▶

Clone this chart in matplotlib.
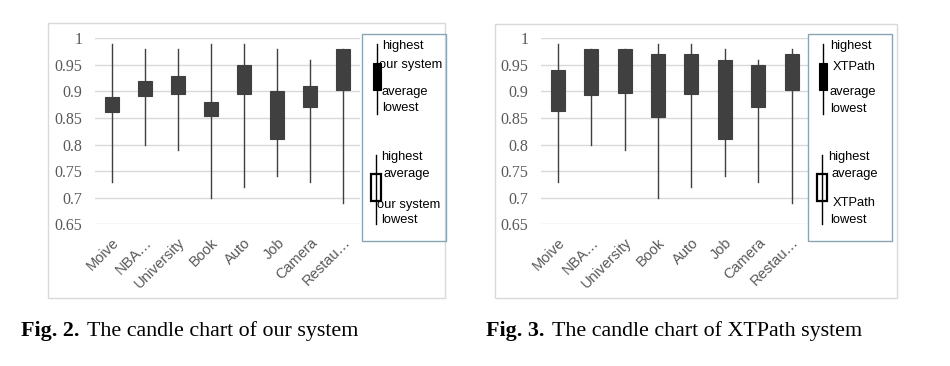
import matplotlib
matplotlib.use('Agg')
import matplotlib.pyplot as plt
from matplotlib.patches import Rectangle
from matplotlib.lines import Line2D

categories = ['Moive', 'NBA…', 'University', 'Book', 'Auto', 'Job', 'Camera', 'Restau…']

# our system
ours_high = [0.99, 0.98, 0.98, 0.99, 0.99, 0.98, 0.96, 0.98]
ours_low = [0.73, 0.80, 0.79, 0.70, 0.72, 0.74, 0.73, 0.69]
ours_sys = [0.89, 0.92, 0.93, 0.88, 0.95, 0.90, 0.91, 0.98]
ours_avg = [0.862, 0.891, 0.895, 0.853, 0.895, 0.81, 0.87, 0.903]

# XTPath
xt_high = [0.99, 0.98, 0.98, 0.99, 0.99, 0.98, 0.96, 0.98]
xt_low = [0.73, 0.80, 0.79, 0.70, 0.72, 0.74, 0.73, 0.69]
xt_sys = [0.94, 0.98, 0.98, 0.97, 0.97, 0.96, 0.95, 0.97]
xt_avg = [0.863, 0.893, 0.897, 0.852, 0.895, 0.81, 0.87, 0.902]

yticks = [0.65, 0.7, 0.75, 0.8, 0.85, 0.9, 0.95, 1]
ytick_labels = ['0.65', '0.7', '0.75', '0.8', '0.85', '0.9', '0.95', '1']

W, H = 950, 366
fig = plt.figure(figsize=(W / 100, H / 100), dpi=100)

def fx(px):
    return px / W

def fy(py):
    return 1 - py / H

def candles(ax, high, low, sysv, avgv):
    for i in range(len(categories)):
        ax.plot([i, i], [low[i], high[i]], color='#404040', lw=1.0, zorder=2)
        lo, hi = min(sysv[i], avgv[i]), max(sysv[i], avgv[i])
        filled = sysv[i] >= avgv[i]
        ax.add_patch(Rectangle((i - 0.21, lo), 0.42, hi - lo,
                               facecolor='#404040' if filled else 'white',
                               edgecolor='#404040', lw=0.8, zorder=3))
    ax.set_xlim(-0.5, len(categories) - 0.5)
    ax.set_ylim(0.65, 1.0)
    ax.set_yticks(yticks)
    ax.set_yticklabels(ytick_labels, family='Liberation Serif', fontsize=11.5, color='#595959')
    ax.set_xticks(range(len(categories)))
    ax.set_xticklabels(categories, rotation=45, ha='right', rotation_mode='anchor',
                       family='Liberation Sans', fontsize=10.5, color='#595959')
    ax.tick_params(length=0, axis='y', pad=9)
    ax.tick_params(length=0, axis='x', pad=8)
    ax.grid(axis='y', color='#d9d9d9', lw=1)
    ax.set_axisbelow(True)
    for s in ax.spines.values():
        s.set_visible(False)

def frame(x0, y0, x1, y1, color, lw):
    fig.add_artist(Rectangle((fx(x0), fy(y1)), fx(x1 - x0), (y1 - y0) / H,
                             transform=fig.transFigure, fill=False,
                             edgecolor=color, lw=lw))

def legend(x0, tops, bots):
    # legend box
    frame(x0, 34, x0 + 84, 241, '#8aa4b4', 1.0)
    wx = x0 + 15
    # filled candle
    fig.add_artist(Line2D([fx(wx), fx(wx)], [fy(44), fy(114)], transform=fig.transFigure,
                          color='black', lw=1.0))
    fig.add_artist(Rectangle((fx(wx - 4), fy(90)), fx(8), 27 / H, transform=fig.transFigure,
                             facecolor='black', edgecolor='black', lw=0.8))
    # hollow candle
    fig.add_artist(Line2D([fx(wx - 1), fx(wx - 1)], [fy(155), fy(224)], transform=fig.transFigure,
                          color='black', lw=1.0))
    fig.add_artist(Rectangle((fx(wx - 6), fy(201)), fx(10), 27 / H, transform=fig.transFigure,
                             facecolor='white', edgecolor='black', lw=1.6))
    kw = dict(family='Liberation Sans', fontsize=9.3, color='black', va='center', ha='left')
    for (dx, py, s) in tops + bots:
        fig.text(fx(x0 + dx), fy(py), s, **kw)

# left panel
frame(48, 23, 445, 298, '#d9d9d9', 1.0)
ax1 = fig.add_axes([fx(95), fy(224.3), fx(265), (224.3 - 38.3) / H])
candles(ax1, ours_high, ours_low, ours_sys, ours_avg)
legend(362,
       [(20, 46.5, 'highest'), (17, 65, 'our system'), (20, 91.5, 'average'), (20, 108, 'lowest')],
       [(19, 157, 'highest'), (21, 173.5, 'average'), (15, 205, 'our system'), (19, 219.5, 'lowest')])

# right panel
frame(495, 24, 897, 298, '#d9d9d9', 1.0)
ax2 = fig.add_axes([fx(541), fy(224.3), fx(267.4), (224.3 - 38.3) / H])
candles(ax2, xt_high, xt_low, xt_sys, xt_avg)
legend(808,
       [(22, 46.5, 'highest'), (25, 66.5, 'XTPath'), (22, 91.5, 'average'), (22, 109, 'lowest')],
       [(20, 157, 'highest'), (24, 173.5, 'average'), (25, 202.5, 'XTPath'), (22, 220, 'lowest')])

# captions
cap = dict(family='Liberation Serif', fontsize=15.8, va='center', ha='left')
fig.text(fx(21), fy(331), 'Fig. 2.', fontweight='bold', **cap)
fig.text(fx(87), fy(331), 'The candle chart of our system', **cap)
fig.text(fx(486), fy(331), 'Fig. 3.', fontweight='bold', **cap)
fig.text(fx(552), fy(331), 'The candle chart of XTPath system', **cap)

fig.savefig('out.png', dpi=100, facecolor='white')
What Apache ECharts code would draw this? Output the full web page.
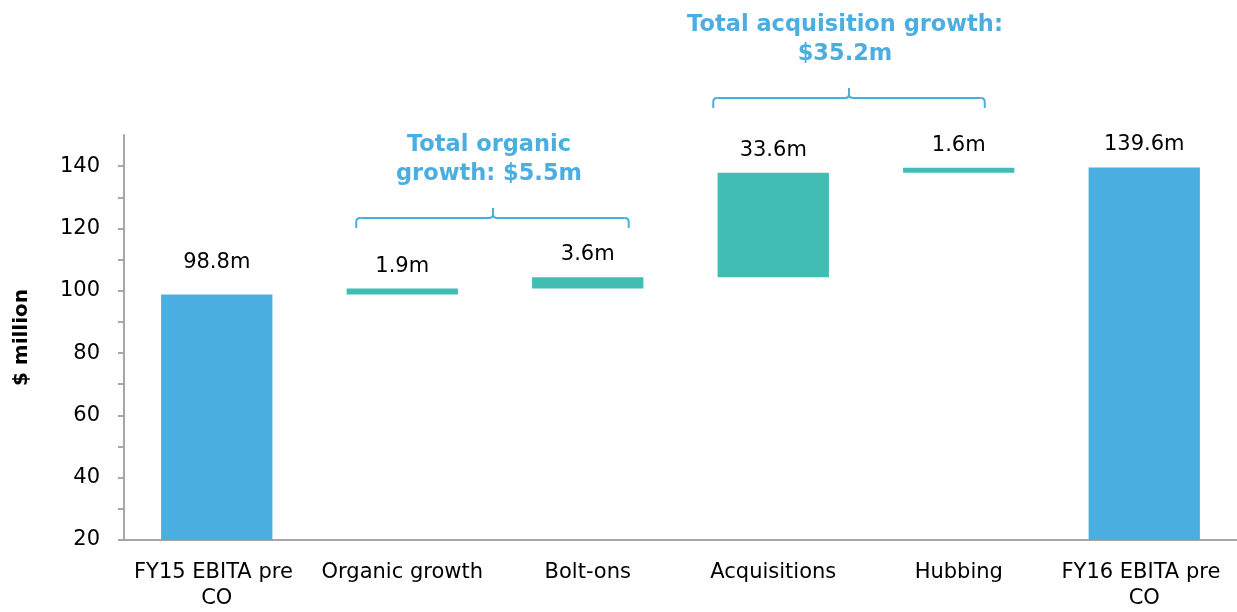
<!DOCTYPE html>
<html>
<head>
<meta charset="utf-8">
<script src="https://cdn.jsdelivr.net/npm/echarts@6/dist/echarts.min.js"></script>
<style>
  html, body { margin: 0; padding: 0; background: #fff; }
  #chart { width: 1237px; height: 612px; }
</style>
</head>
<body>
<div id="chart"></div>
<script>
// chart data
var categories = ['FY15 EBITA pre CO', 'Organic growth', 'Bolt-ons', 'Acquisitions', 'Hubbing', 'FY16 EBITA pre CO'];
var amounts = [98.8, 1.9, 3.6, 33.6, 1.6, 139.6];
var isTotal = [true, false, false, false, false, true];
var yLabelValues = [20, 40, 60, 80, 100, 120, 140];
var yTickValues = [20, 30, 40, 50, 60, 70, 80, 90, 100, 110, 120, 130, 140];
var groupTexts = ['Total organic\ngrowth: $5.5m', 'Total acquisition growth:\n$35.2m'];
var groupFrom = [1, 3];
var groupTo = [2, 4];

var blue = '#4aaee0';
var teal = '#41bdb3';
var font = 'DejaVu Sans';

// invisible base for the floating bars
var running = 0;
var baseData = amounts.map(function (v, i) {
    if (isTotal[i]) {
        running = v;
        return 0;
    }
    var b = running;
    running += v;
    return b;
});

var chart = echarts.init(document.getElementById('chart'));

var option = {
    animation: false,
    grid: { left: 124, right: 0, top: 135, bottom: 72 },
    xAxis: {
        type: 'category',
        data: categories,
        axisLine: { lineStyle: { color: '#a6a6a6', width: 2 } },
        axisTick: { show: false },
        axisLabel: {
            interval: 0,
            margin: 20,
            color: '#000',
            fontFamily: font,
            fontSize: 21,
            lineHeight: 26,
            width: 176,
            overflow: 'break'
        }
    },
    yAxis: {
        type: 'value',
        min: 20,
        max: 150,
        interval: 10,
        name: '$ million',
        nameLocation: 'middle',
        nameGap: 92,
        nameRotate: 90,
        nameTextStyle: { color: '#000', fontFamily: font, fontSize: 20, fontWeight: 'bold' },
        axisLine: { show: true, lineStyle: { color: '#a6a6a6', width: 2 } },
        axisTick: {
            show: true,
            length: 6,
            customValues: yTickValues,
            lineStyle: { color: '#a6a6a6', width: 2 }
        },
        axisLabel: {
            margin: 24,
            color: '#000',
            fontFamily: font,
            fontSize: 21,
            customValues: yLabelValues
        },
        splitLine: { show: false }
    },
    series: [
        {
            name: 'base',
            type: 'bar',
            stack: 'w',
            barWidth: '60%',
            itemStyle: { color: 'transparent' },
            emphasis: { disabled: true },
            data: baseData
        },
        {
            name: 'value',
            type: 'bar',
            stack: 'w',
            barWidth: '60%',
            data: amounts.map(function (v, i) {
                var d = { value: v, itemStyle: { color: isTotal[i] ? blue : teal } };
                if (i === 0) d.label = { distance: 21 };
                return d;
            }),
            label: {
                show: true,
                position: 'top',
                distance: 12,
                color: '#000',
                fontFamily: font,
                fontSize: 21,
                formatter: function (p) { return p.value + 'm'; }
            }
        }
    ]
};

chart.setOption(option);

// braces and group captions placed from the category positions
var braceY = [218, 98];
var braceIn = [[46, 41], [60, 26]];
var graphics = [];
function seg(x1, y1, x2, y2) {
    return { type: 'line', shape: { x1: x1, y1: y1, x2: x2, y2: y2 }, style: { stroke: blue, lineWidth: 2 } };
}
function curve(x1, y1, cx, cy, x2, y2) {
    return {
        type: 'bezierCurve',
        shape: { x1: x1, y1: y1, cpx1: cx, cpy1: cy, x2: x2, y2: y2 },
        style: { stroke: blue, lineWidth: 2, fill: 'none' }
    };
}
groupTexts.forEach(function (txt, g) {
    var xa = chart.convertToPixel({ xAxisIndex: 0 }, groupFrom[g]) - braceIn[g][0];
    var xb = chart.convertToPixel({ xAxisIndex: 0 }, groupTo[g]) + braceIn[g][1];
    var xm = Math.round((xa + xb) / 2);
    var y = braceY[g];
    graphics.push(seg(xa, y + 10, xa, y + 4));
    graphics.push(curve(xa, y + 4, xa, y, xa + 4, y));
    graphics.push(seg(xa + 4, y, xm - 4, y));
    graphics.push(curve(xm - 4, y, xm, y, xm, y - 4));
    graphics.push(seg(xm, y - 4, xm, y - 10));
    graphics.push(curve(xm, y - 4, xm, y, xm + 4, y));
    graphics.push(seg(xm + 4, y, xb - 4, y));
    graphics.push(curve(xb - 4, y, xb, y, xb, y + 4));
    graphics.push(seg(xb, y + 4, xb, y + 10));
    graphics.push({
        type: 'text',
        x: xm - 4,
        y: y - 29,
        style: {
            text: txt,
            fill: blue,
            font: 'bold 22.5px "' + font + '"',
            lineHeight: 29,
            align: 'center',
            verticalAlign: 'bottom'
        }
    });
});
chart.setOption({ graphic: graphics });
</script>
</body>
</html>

◀

* _Description of the task_
Do not include pictures. Give again exactly the lines starting at the one with "What Apache ECharts" and ending at the one with "var font = 'DejaVu Sans';", both included.

* _Reply_
What Apache ECharts code would draw this? Output the full web page.
<!DOCTYPE html>
<html>
<head>
<meta charset="utf-8">
<script src="https://cdn.jsdelivr.net/npm/echarts@6/dist/echarts.min.js"></script>
<style>
  html, body { margin: 0; padding: 0; background: #fff; }
  #chart { width: 1237px; height: 612px; }
</style>
</head>
<body>
<div id="chart"></div>
<script>
// chart data
var categories = ['FY15 EBITA pre CO', 'Organic growth', 'Bolt-ons', 'Acquisitions', 'Hubbing', 'FY16 EBITA pre CO'];
var amounts = [98.8, 1.9, 3.6, 33.6, 1.6, 139.6];
var isTotal = [true, false, false, false, false, true];
var yLabelValues = [20, 40, 60, 80, 100, 120, 140];
var yTickValues = [20, 30, 40, 50, 60, 70, 80, 90, 100, 110, 120, 130, 140];
var groupTexts = ['Total organic\ngrowth: $5.5m', 'Total acquisition growth:\n$35.2m'];
var groupFrom = [1, 3];
var groupTo = [2, 4];

var blue = '#4aaee0';
var teal = '#41bdb3';
var font = 'DejaVu Sans';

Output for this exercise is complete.